To combat some of these issues, Valence Health created an analytics-based product portfolio that provides a turnkey HMO solution capable of administering the financial, actuarial, data analysis, claims payments, customer service, and medical management functions of provider-sponsored health plans across the U.S. This allows groups of doctors and hospitals to come together in a clinical integration practice that allows them to collectively negotiate enhanced reimbursements from healthcare plans, something the FTC won’t allow them to do on their own. This provides a foundation for doctors to negotiate reimbursements based on quality of service and outcomes (instead of having to rely on the quantity of services to reach a profitable reimbursement level). This makes much more sense than a strictly-defined per-service fee as a cured patient will not generate future healthcare costs and is more beneficial to the insurer than a provider who keeps treating the patient indefinitely to cover the costs of having a patient. In addition, the meaningful data that can be pulled from the disparate information systems of various healthcare providers allow these providers to not only define a standard quality of care, but measure it against the benchmark. For the first time, many of these doctors and hospitals can move away from a fee-for-service reimbursement mindset, monitor their population, and measure the quality of care — which is a first step to overcoming many of the flaws of the current U.S. healthcare system. Using technology, Valence Health not only mastered the use of technology in its operations, but disrupted the health-care market.

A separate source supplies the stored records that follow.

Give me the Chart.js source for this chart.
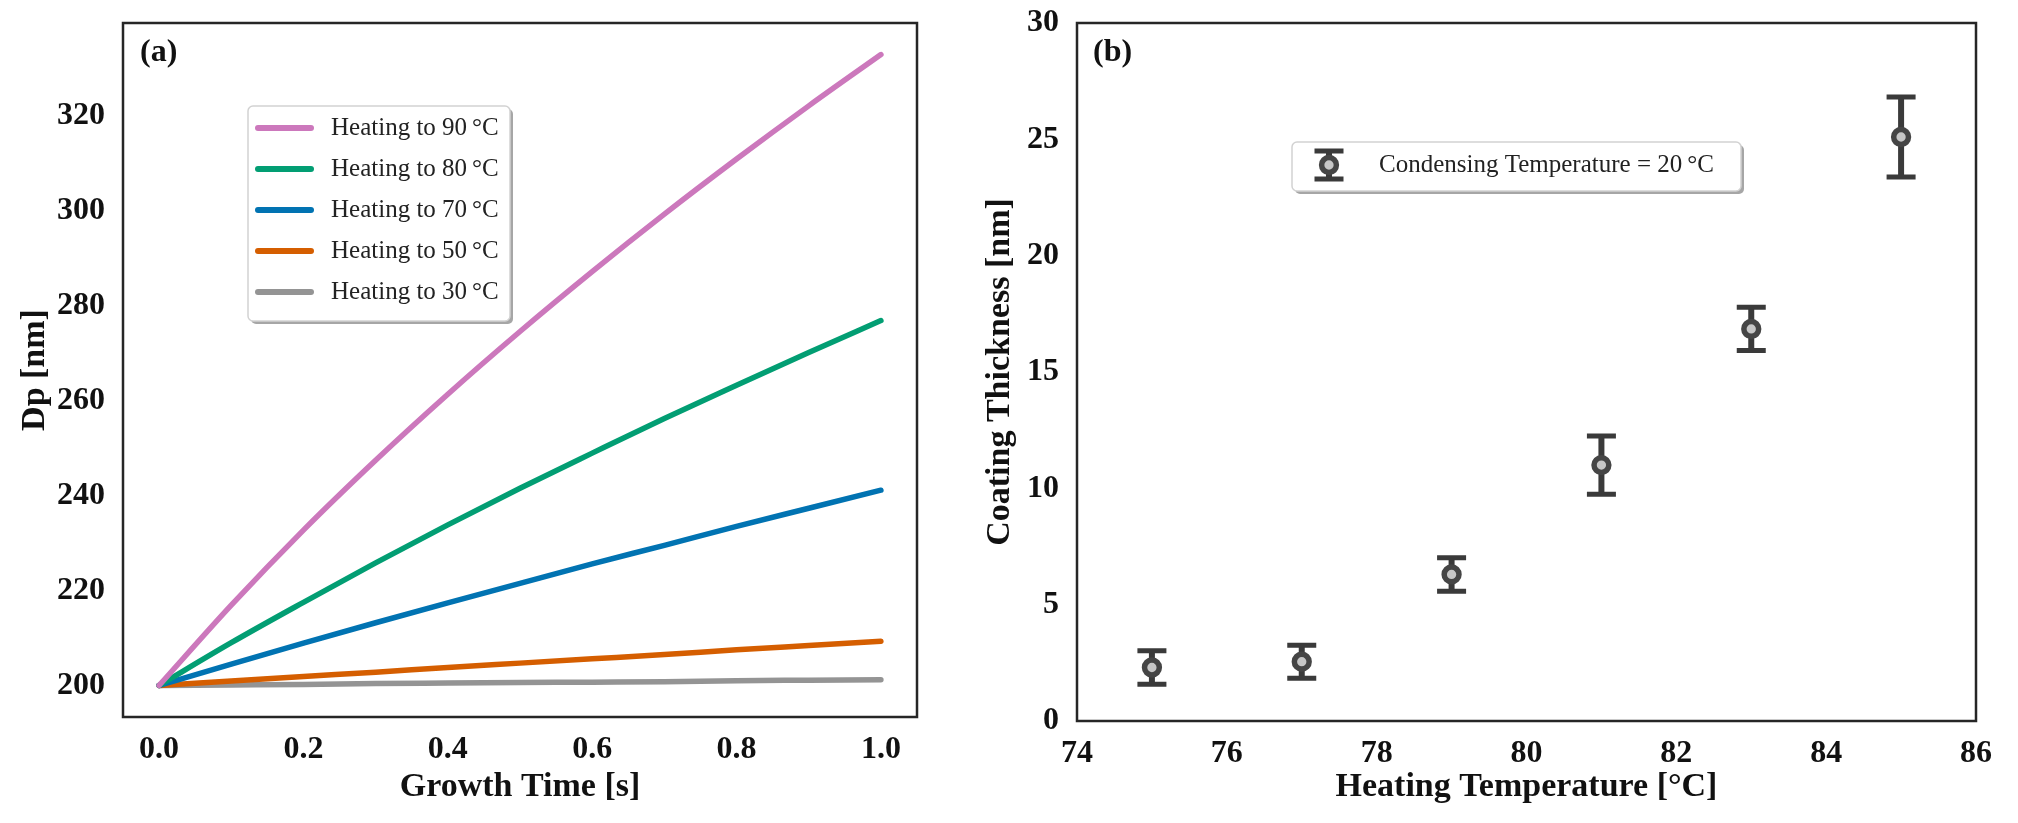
<!DOCTYPE html>
<html>
<head>
<meta charset="utf-8">
<script src="https://cdn.jsdelivr.net/npm/chart.js@4.4.1/dist/chart.umd.min.js"></script>
<style>
    html, body { margin: 0; padding: 0; background: #fff; }
    body { width: 2018px; height: 823px; position: relative; overflow: hidden; }
    canvas { position: absolute; top: 0; }
    #chart-a { left: 0; }
    #chart-b { left: 960px; }
</style>
</head>
<body>
<canvas id="chart-a" width="960" height="823"></canvas>
<canvas id="chart-b" width="1058" height="823"></canvas>
<script>
/* ---------- Panel (a): particle growth ---------- */
const growthTime = [0, 0.1, 0.2, 0.3, 0.4, 0.5, 0.6, 0.7, 0.8, 0.9, 1.0];
const dp90 = [200, 216.9, 232.7, 247.4, 261.3, 274.5, 287.1, 299.2, 310.8, 322.0, 332.8];
const dp80 = [200, 209.0, 217.5, 225.8, 233.8, 241.5, 248.9, 256.2, 263.2, 270.1, 276.8];
const dp70 = [200, 204.5, 208.9, 213.2, 217.4, 221.5, 225.6, 229.5, 233.5, 237.3, 241.1];
const dp50 = [200, 200.95, 201.9, 202.8, 203.8, 204.7, 205.6, 206.5, 207.5, 208.4, 209.3];
const dp30 = [200, 200.1, 200.2, 200.4, 200.5, 200.6, 200.7, 200.8, 201.0, 201.1, 201.2];
const seriesLabels = ['Heating to 90\u2009°C', 'Heating to 80\u2009°C', 'Heating to 70\u2009°C',
                      'Heating to 50\u2009°C', 'Heating to 30\u2009°C'];
const seriesColors = ['#CC78BC', '#029E73', '#0173B2', '#D55E00', '#949494'];
const xTicksA = [0, 0.2, 0.4, 0.6, 0.8, 1.0];
const yTicksA = [200, 220, 240, 260, 280, 300, 320];

/* ---------- Panel (b): coating thickness ---------- */
const heatingTemp = [75, 77, 79, 81, 83, 85];
const coatingThickness = [2.3, 2.55, 6.3, 11.0, 16.85, 25.1];
const thicknessErr = [0.72, 0.71, 0.72, 1.25, 0.93, 1.72];
const xTicksB = [74, 76, 78, 80, 82, 84, 86];
const yTicksB = [0, 5, 10, 15, 20, 25, 30];

const SERIF = '"Liberation Serif", "Times New Roman", serif';
const INK = '#111';

function roundRect(ctx, x, y, w, h, r) {
    ctx.beginPath();
    ctx.moveTo(x + r, y);
    ctx.arcTo(x + w, y, x + w, y + h, r);
    ctx.arcTo(x + w, y + h, x, y + h, r);
    ctx.arcTo(x, y + h, x, y, r);
    ctx.arcTo(x, y, x + w, y, r);
    ctx.closePath();
}

function legendBox(ctx, x, y, w, h) {
    roundRect(ctx, x + 3, y + 3, w, h, 5);
    ctx.fillStyle = 'rgba(0,0,0,0.35)';
    ctx.fill();
    roundRect(ctx, x, y, w, h, 5);
    ctx.fillStyle = '#fff';
    ctx.fill();
    ctx.strokeStyle = '#d2d2d2';
    ctx.lineWidth = 1.5;
    ctx.stroke();
}

// full box around the plot + panel letter
const framePlugin = {
    id: 'frame',
    afterDraw(chart, args, o) {
        const { ctx, chartArea: a } = chart;
        ctx.save();
        ctx.strokeStyle = '#262626';
        ctx.lineWidth = 2.5;
        ctx.strokeRect(a.left, a.top, a.right - a.left, a.bottom - a.top);
        ctx.font = `bold 32px ${SERIF}`;
        ctx.fillStyle = INK;
        ctx.textBaseline = 'middle';
        ctx.fillText(o.label, a.left + o.dx, a.top + 30);
        ctx.restore();
    }
};

// legend for the line panel
const lineLegend = {
    id: 'lineLegend',
    afterDraw(chart, args, o) {
        if (!o.show) return;
        const { ctx, chartArea: a } = chart;
        const x = a.left + 125, y = a.top + 83;
        ctx.save();
        legendBox(ctx, x, y, 262, 215);
        ctx.font = `25px ${SERIF}`;
        ctx.textBaseline = 'middle';
        chart.data.datasets.forEach((ds, i) => {
            const cy = y + 22 + i * 41;
            ctx.strokeStyle = ds.borderColor;
            ctx.lineWidth = 6;
            ctx.lineCap = 'round';
            ctx.beginPath();
            ctx.moveTo(x + 10, cy);
            ctx.lineTo(x + 63, cy);
            ctx.stroke();
            ctx.fillStyle = '#222';
            ctx.fillText(ds.label, x + 83, cy);
        });
        ctx.restore();
    }
};

function drawErrorBar(ctx, px, top, bot, cap) {
    ctx.lineWidth = 6;
    ctx.beginPath();
    ctx.moveTo(px, top);
    ctx.lineTo(px, bot);
    ctx.stroke();
    ctx.lineWidth = 5;
    ctx.beginPath();
    ctx.moveTo(px - cap / 2, top);
    ctx.lineTo(px + cap / 2, top);
    ctx.moveTo(px - cap / 2, bot);
    ctx.lineTo(px + cap / 2, bot);
    ctx.stroke();
}

// vertical error bars, drawn under the markers
const errorBars = {
    id: 'errorBars',
    beforeDatasetsDraw(chart) {
        const { ctx, scales: { x, y } } = chart;
        ctx.save();
        ctx.strokeStyle = '#3a3a3a';
        chart.data.datasets.forEach(ds => {
            if (!ds.errors) return;
            ds.data.forEach((p, i) => {
                const px = x.getPixelForValue(p.x);
                const top = y.getPixelForValue(p.y + ds.errors[i]);
                const bot = y.getPixelForValue(p.y - ds.errors[i]);
                drawErrorBar(ctx, px, top, bot, 29);
            });
        });
        ctx.restore();
    }
};

const errLegend = {
    id: 'errLegend',
    afterDraw(chart) {
        const { ctx, chartArea: a } = chart;
        const ds = chart.data.datasets[0];
        const x = a.left + 215, y = a.top + 119;
        ctx.save();
        legendBox(ctx, x, y, 449, 49);
        const cx = x + 37, cy = y + 23;
        ctx.strokeStyle = '#3a3a3a';
        drawErrorBar(ctx, cx, cy - 14, cy + 14, 29);
        ctx.beginPath();
        ctx.arc(cx, cy, 7.4, 0, Math.PI * 2);
        ctx.fillStyle = ds.backgroundColor;
        ctx.fill();
        ctx.lineWidth = 5.5;
        ctx.strokeStyle = ds.borderColor;
        ctx.stroke();
        ctx.font = `25px ${SERIF}`;
        ctx.textBaseline = 'middle';
        ctx.fillStyle = '#222';
        ctx.fillText(ds.label, x + 87, cy);
        ctx.restore();
    }
};

function tickFont() { return { family: SERIF, size: 32, weight: 'bold' }; }
function titleFont() { return { family: SERIF, size: 34, weight: 'bold' }; }

// fixed axis boxes so the plot areas land where the figure has them
function fixHeight(h) {
    return s => { s.height = h; s.paddingLeft = 0; s.paddingRight = 0; };
}
function fixWidth(w) {
    return s => { s.width = w; s.paddingTop = 0; s.paddingBottom = 0; };
}

// ---- Chart (a)
const seriesA = [dp90, dp80, dp70, dp50, dp30];
new Chart(document.getElementById('chart-a'), {
    type: 'line',
    data: {
        datasets: seriesA.map((vals, i) => ({
            label: seriesLabels[i],
            data: growthTime.map((t, j) => ({ x: t, y: vals[j] })),
            borderColor: seriesColors[i],
            backgroundColor: seriesColors[i],
            borderWidth: 5.5,
            borderCapStyle: 'round',
            pointRadius: 0,
            cubicInterpolationMode: 'monotone',
            fill: false
        }))
    },
    options: {
        responsive: false,
        animation: false,
        layout: { padding: { top: 23, right: 43, left: 0, bottom: 0 } },
        plugins: {
            legend: { display: false },
            tooltip: { enabled: false },
            frame: { label: '(a)', dx: 17 },
            lineLegend: { show: true }
        },
        scales: {
            x: {
                type: 'linear', min: -0.05, max: 1.05,
                grid: { display: false, drawTicks: false },
                border: { display: false },
                afterBuildTicks: s => { s.ticks = xTicksA.map(v => ({ value: v })); },
                afterFit: fixHeight(106),
                ticks: { padding: 14, color: INK, font: tickFont(), autoSkip: false, maxRotation: 0,
                         callback: v => v.toFixed(1) },
                title: { display: true, text: 'Growth Time [s]', color: INK, font: titleFont(),
                         padding: { top: 0, bottom: 15 } }
            },
            y: {
                type: 'linear', min: 193.36, max: 339.44,
                grid: { display: false, drawTicks: false },
                border: { display: false },
                afterBuildTicks: s => { s.ticks = yTicksA.map(v => ({ value: v })); },
                afterFit: fixWidth(123),
                ticks: { padding: 18, color: INK, font: tickFont(), autoSkip: false },
                title: { display: true, text: 'Dp [nm]', color: INK, font: titleFont(),
                         padding: { top: 15, bottom: 0 } }
            }
        }
    },
    plugins: [framePlugin, lineLegend]
});

// ---- Chart (b)
new Chart(document.getElementById('chart-b'), {
    type: 'scatter',
    data: {
        datasets: [{
            label: 'Condensing Temperature = 20\u2009°C',
            data: heatingTemp.map((t, i) => ({ x: t, y: coatingThickness[i] })),
            errors: thicknessErr,
            pointRadius: 7.4,
            borderWidth: 5.5,
            borderColor: '#454545',
            backgroundColor: '#c6c6c6',
            showLine: false
        }]
    },
    options: {
        responsive: false,
        animation: false,
        layout: { padding: { top: 23, right: 42, left: 0, bottom: 0 } },
        plugins: {
            legend: { display: false },
            tooltip: { enabled: false },
            frame: { label: '(b)', dx: 16 }
        },
        scales: {
            x: {
                type: 'linear', min: 74, max: 86,
                grid: { display: false, drawTicks: false },
                border: { display: false },
                afterBuildTicks: s => { s.ticks = xTicksB.map(v => ({ value: v })); },
                afterFit: fixHeight(102),
                ticks: { padding: 14, color: INK, font: tickFont(), autoSkip: false, maxRotation: 0 },
                title: { display: true, text: 'Heating Temperature [°C]', color: INK, font: titleFont(),
                         padding: { top: 0, bottom: 15 } }
            },
            y: {
                type: 'linear', min: 0, max: 30,
                grid: { display: false, drawTicks: false },
                border: { display: false },
                afterBuildTicks: s => { s.ticks = yTicksB.map(v => ({ value: v })); },
                afterFit: fixWidth(117),
                ticks: { padding: 18, color: INK, font: tickFont(), autoSkip: false },
                title: { display: true, text: 'Coating Thickness [nm]', color: INK, font: titleFont(),
                         padding: { top: 20, bottom: 0 } }
            }
        }
    },
    plugins: [framePlugin, errorBars, errLegend]
});
</script>
</body>
</html>
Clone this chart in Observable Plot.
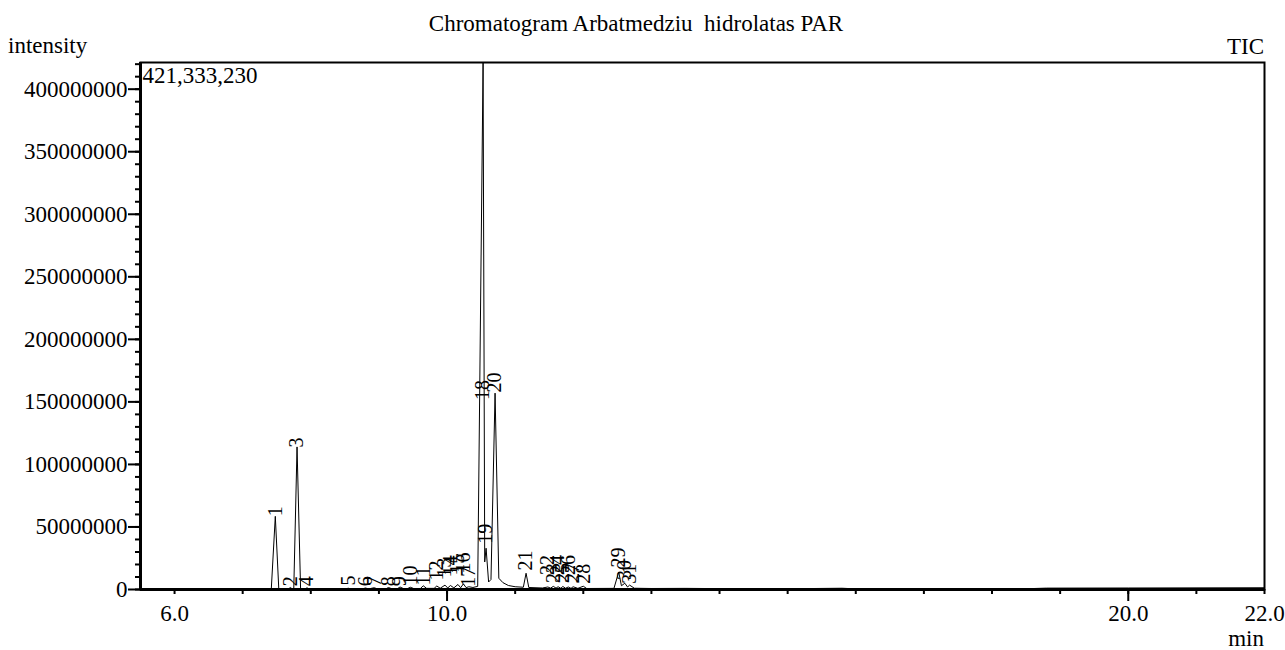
<!DOCTYPE html>
<html><head><meta charset="utf-8">
<script src="https://cdn.jsdelivr.net/npm/d3@7"></script>
<script src="https://cdn.jsdelivr.net/npm/@observablehq/plot@0.6"></script>
<style>body{margin:0;background:#fff} svg text{white-space:pre}</style>
</head><body><div id="chart"></div>
<script>
const chartTitle = "Chromatogram Arbatmedziu  hidrolatas PAR";
const yTitle = "intensity";
const xTitle = "min";
const traceName = "TIC";
const maxIntensity = 421333230;
const maxText = "421,333,230";

// TIC trace: [retention time (min), intensity (millions)]
const tracePoints = [
  [5.5,0.2],[7.42,0.3],[7.479,58.5],[7.53,0.4],[7.67,0.4],[7.70,1.6],[7.73,0.4],[7.75,0.5],
  [7.798,114],[7.85,0.6],[7.91,0.4],[7.944,1.3],[7.98,0.4],[8.50,0.4],[8.55,1.0],[8.60,0.4],
  [8.76,0.4],[8.80,1.2],[8.85,0.5],[8.93,1.4],[8.98,0.5],[9.10,0.5],[9.14,1.6],[9.19,0.6],
  [9.27,0.6],[9.31,2.0],[9.36,0.7],[9.42,0.7],[9.46,1.8],[9.51,0.8],[9.61,0.8],[9.65,3.0],
  [9.70,0.9],[9.81,0.9],[9.85,2.8],[9.90,1.0],[9.97,3.5],[10.01,1.2],[10.05,3.2],[10.10,1.3],
  [10.16,4.0],[10.20,1.4],[10.24,4.5],[10.28,1.5],[10.32,2.2],[10.38,1.6],[10.45,2.5],
  [10.529,421.333230],[10.553,22],[10.573,33],[10.61,6],[10.645,8],[10.705,157],[10.76,9],
  [10.82,5.5],[10.90,3.2],[11.00,2.2],[11.12,1.8],[11.16,13],[11.20,1.6],[11.40,1.2],
  [11.48,2.0],[11.52,1.1],[11.56,2.5],[11.60,1.1],[11.63,2.2],[11.67,1.0],[11.70,2.4],
  [11.74,1.0],[11.78,2.0],[11.82,0.9],[11.85,2.2],[11.92,0.9],[12.00,2.6],[12.05,0.8],
  [12.45,0.9],[12.52,14],[12.56,3],[12.61,5],[12.65,2],[12.68,3.5],[12.75,1.0],[13.0,0.8],
  [13.5,0.9],[14.0,0.7],[15.0,0.6],[15.8,1.0],[16.0,0.5],[18.5,0.6],[18.8,1.1],[20.0,1.2],[22.0,1.4]
];

// Peak labels: number, retention time, intensity (millions) where the label sits
const peakNumbers = [1,2,3,4,5,6,7,8,9,10,11,12,13,14,15,16,17,18,19,20,21,22,23,24,25,26,27,28,29,30,31];
const peakTimes = [7.479,7.70,7.798,7.944,8.55,8.80,8.93,9.14,9.31,9.46,9.65,9.85,9.97,10.05,10.16,10.24,10.32,
  10.529,10.573,10.705,11.16,11.48,11.56,11.63,11.70,11.78,11.85,12.00,12.52,12.61,12.68];
const labelLevels = [57,1,112,1,1.5,1,1,1,1,1.5,1.5,5.5,8,9.5,11,12,0.5,
  150,35,156,13.6,10,3.5,10,3.5,10,3.5,3,16,6,3];

const yMajor = [0,50e6,100e6,150e6,200e6,250e6,300e6,350e6,400e6];
const yMinor = d3.range(0, 421e6, 10e6);
const xMinor = d3.range(6, 23, 1);
const xMajor = [10, 20];
const xLabels = [6, 10, 20, 22];

const trace = tracePoints.map(([t, v]) => ({t, v: v * 1e6}));
const peaks = peakNumbers.map((n, i) => ({label: String(n), t: peakTimes[i], y: labelLevels[i] * 1e6}));

const FONT = "'Liberation Serif', 'Times New Roman', serif";

const chart = Plot.plot({
  width: 1285, height: 650,
  marginLeft: 140, marginRight: 21, marginTop: 62, marginBottom: 61,
  x: {domain: [5.5, 22]},
  y: {domain: [0, maxIntensity]},
  style: {fontFamily: FONT, fontSize: "23px", background: "white", color: "black", overflow: "visible"},
  marks: [
    Plot.line(trace, {x: "t", y: "v", stroke: "black", strokeWidth: 1}),
    Plot.text(peaks, {x: "t", y: "y", text: "label", rotate: -90, textAnchor: "start", dy: -2, fontSize: 20, fill: "black"}),
    Plot.frame({stroke: "black", strokeWidth: 2}),
    Plot.ruleX([5.5], {stroke: "black", strokeWidth: 3}),
    Plot.ruleY([0], {stroke: "black", strokeWidth: 3}),
    Plot.axisY(yMajor, {tickSize: 12, tickPadding: 1, strokeWidth: 2, tickFormat: d => String(d), label: null}),
    Plot.axisY(yMinor, {tickSize: 5, strokeWidth: 2, tickFormat: () => "", label: null}),
    Plot.axisX(xMinor, {tickSize: 5, strokeWidth: 2, tickFormat: () => "", label: null}),
    Plot.axisX(xMajor, {tickSize: 12, strokeWidth: 2, tickFormat: () => "", label: null}),
    Plot.axisX(xLabels, {tickSize: 0, tickPadding: 15, tickFormat: d => d.toFixed(1), label: null}),
    Plot.text([maxText], {frameAnchor: "top-left", dx: 2, dy: 4, lineAnchor: "top", textAnchor: "start", fill: "black"})
  ]
});
document.getElementById("chart").append(chart);

const svg = d3.select(chart);
function addText(x, y, anchor, size, txt) {
  svg.append("text").attr("x", x).attr("y", y).attr("text-anchor", anchor)
    .attr("font-family", FONT).attr("font-size", size).attr("fill", "black").text(txt);
}
addText(636, 31, "middle", 23, chartTitle);
addText(8, 53, "start", 23, yTitle);
addText(1264, 54, "end", 23, traceName);
addText(1264, 646, "end", 23, xTitle);
</script></body></html>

And this is only one of the many examples of the innovative uses of technology that Vinnie chronicles in his latest tome. Many disrupted and made new markets, when the companies weren’t even looking, and all of them improved operations and customer service. If more companies followed the practices described in this book, maybe it wouldn’t be the case that I’m lamenting that, for the most part, Customer Service Has Gone To Hell in the average organization.

Vinnie starts the book off by quoting Led Zeppelin who always said that this is a song of hope before they performed Stairway to Heaven and it really is a book of hope. It shows that, with dedication and perseverance, companies can use technology to innovate products and operations and take themselves, and their customers, to a new level. Let’s hope that more than a handful of company leaders pick up the book and actually read it — cover to cover — as it is filled with insights well beyond the dozens of deep case studies and hundreds of success story references that it contains.